::: DATASET EXTRACT :::

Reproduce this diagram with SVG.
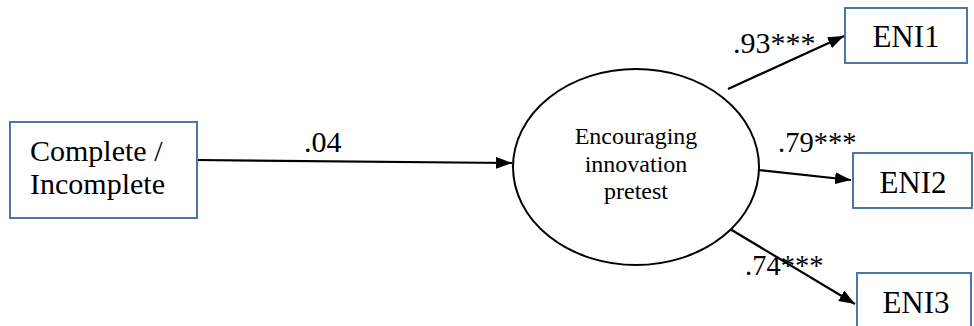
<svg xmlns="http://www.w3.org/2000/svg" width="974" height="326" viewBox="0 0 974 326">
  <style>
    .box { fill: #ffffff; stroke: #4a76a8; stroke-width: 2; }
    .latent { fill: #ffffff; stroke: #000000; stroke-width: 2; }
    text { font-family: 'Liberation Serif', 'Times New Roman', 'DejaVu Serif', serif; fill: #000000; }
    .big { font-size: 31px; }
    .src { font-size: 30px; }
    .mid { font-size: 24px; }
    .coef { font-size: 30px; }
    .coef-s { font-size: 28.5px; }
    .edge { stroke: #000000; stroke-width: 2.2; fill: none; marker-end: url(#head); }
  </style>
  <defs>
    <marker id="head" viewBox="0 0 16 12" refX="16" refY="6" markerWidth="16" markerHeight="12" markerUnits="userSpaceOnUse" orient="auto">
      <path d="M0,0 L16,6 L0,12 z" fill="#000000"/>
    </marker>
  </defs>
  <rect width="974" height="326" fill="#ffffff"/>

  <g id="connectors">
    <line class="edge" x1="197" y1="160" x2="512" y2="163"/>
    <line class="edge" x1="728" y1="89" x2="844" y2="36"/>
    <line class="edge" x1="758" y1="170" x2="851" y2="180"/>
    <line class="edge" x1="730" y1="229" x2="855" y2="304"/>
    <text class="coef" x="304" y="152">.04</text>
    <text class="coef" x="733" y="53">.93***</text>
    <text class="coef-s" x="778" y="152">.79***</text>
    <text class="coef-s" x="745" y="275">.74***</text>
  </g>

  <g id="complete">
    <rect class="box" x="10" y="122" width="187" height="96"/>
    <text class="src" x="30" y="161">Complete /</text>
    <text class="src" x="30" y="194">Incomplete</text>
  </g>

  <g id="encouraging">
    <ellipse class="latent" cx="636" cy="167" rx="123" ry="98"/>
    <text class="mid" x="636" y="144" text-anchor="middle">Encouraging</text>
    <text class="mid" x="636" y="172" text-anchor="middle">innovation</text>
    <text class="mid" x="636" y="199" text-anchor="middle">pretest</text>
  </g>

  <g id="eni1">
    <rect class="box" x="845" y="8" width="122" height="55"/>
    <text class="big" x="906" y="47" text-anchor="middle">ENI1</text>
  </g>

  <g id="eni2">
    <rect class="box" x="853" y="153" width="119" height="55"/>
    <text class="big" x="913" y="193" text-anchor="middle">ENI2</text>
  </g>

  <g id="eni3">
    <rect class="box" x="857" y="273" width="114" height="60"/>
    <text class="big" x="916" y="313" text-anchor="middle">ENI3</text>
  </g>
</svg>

:::

▶ YOUR OBJECTIVE:
Give back every line exactly as it stands, pictures excluded.

▶ OUTPUT BELOW:
Reproduce this diagram with SVG.
<svg xmlns="http://www.w3.org/2000/svg" width="974" height="326" viewBox="0 0 974 326">
  <style>
    .box { fill: #ffffff; stroke: #4a76a8; stroke-width: 2; }
    .latent { fill: #ffffff; stroke: #000000; stroke-width: 2; }
    text { font-family: 'Liberation Serif', 'Times New Roman', 'DejaVu Serif', serif; fill: #000000; }
    .big { font-size: 31px; }
    .src { font-size: 30px; }
    .mid { font-size: 24px; }
    .coef { font-size: 30px; }
    .coef-s { font-size: 28.5px; }
    .edge { stroke: #000000; stroke-width: 2.2; fill: none; marker-end: url(#head); }
  </style>
  <defs>
    <marker id="head" viewBox="0 0 16 12" refX="16" refY="6" markerWidth="16" markerHeight="12" markerUnits="userSpaceOnUse" orient="auto">
      <path d="M0,0 L16,6 L0,12 z" fill="#000000"/>
    </marker>
  </defs>
  <rect width="974" height="326" fill="#ffffff"/>

  <g id="connectors">
    <line class="edge" x1="197" y1="160" x2="512" y2="163"/>
    <line class="edge" x1="728" y1="89" x2="844" y2="36"/>
    <line class="edge" x1="758" y1="170" x2="851" y2="180"/>
    <line class="edge" x1="730" y1="229" x2="855" y2="304"/>
    <text class="coef" x="304" y="152">.04</text>
    <text class="coef" x="733" y="53">.93***</text>
    <text class="coef-s" x="778" y="152">.79***</text>
    <text class="coef-s" x="745" y="275">.74***</text>
  </g>

  <g id="complete">
    <rect class="box" x="10" y="122" width="187" height="96"/>
    <text class="src" x="30" y="161">Complete /</text>
    <text class="src" x="30" y="194">Incomplete</text>
  </g>

  <g id="encouraging">
    <ellipse class="latent" cx="636" cy="167" rx="123" ry="98"/>
    <text class="mid" x="636" y="144" text-anchor="middle">Encouraging</text>
    <text class="mid" x="636" y="172" text-anchor="middle">innovation</text>
    <text class="mid" x="636" y="199" text-anchor="middle">pretest</text>
  </g>

  <g id="eni1">
    <rect class="box" x="845" y="8" width="122" height="55"/>
    <text class="big" x="906" y="47" text-anchor="middle">ENI1</text>
  </g>

  <g id="eni2">
    <rect class="box" x="853" y="153" width="119" height="55"/>
    <text class="big" x="913" y="193" text-anchor="middle">ENI2</text>
  </g>

  <g id="eni3">
    <rect class="box" x="857" y="273" width="114" height="60"/>
    <text class="big" x="916" y="313" text-anchor="middle">ENI3</text>
  </g>
</svg>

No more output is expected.